Even with those policy changes, if they occur, the Government will be working uphill, as I have said, unless they are willing to look at the evidence of the relationship between our drug prohibition laws and knife crime and many other societal problems, although today of course we are concerned with knife crime.
I hope that noble Lords will bear with me if I spend a couple of minutes explaining why I have fairly recently come to the view that the legalisation of cannabis for adult social use would do more to deal with knife crime than any other initiative. The Government seem to accept that most knife crime occurs because youngsters are caught up in drug gangs or carry knives in case they are attacked by a gang wanting to recruit them. The demand for cannabis is on a different scale from the demand for any other drug, so what would a legal cannabis market look like? The legal cannabis would be a well-balanced, uncontaminated product. Good up-to-date research has shown that that sort of product has no risk of causing psychosis. There has been a lot of publicity about cannabis causing psychosis, but it absolutely does not. The illegal stuff does but a legal product would not.
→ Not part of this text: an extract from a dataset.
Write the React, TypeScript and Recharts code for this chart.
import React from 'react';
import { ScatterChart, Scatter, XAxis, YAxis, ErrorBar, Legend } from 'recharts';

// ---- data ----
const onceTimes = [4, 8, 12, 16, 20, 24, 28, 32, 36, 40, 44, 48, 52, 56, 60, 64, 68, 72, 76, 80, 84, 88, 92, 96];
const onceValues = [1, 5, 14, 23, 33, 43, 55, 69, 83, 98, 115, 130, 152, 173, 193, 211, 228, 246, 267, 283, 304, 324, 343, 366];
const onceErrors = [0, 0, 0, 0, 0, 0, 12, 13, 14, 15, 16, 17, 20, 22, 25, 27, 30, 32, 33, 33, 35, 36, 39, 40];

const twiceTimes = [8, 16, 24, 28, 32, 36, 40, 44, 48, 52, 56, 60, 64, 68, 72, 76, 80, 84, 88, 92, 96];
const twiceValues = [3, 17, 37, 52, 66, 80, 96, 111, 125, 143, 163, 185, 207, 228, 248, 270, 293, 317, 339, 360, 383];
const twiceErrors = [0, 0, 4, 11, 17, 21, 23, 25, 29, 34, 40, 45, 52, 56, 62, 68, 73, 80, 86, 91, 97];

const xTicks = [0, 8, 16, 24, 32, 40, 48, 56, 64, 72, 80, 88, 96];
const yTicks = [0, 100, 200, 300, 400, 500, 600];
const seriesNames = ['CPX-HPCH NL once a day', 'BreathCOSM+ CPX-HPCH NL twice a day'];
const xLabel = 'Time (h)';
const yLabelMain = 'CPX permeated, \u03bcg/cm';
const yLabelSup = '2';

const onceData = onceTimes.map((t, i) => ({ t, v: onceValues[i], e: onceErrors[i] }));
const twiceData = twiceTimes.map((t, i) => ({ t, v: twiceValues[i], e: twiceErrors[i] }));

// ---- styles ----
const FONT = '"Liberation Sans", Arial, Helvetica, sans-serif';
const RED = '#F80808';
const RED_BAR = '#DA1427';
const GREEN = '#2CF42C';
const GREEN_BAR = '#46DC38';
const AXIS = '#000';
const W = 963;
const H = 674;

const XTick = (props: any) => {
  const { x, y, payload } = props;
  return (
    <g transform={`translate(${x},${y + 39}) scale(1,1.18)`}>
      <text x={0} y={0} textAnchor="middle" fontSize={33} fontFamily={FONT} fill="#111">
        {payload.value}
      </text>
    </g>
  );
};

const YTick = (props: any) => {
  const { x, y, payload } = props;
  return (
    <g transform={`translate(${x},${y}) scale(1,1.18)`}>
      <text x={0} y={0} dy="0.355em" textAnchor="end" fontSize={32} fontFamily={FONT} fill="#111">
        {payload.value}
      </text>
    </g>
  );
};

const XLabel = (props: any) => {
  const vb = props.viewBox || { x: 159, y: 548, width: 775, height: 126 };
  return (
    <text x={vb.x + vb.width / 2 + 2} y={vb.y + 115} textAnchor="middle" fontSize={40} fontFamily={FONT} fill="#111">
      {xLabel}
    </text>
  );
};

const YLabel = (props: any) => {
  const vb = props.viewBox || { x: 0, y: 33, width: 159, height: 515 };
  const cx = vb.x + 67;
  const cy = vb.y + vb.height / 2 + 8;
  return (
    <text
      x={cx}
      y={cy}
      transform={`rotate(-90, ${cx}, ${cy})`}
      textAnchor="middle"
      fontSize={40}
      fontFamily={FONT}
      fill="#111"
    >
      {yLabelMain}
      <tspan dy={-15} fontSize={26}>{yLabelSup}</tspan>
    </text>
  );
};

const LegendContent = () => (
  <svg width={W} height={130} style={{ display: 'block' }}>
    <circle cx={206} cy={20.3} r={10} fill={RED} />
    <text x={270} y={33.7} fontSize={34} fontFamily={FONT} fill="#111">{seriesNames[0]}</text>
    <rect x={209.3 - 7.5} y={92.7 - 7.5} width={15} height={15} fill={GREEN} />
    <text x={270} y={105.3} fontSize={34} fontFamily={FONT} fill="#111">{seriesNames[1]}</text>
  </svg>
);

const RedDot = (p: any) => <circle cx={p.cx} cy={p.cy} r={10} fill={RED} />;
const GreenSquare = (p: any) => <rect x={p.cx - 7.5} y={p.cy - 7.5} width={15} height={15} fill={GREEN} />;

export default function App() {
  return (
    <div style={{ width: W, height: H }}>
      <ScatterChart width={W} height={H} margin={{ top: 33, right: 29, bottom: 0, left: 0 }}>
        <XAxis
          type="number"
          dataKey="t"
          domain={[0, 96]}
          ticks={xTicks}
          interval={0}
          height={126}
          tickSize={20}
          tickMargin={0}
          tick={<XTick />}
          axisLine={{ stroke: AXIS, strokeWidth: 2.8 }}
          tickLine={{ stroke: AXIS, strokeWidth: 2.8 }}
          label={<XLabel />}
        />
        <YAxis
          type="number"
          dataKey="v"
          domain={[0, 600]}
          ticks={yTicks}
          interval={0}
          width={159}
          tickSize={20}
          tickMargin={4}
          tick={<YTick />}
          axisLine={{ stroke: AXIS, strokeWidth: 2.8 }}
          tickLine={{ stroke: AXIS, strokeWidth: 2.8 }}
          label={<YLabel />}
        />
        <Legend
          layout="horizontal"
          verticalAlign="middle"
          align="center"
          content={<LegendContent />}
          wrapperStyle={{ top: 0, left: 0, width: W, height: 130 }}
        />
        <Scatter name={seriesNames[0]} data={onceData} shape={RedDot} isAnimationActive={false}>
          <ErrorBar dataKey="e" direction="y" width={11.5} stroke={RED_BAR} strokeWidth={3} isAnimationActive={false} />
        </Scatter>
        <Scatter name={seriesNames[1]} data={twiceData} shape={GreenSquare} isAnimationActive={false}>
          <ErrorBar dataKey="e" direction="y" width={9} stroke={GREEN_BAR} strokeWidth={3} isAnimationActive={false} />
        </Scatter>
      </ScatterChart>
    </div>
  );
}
The only other possible risk from cannabis is of inhibiting brain development in children. If legalisation led to more children taking cannabis, I would not support it, but the US evidence suggests that that is simply not the case. In Colorado, the use of cannabis by teenagers has fallen, and in the other legalising states it has remained much the same as it was before the change in the law.
If the supply of safe cannabis were regulated and available only in pharmacies or other legal outlets, the illegal market would largely collapse. Yes, skunk would continue to be available from the drug dealers, but if young people could buy legal cannabis safely from somewhere else, children would not find their way to the illegal drug dealers. No doubt children would get hold of the legal product—they get hold of alcohol, after all—but it would be considerably safer than what they take at the moment. The important point is that the cannabis they got hold of would not be skunk. That is crucial. Skunk is horrible, dangerous stuff. What about class A drugs? We do not know the proportion of cannabis users who move on to class A drugs but we know that the gateway effect is crucial. This would end. There would be separate markets for legal cannabis and illegal drugs.
I realise that the Minister cannot respond to any of those comments until we get a new Home Secretary but, if and when we do, I hope that I can have a discussion with him about the possibility of revisiting the terms of reference of Dame Carol Black’s review.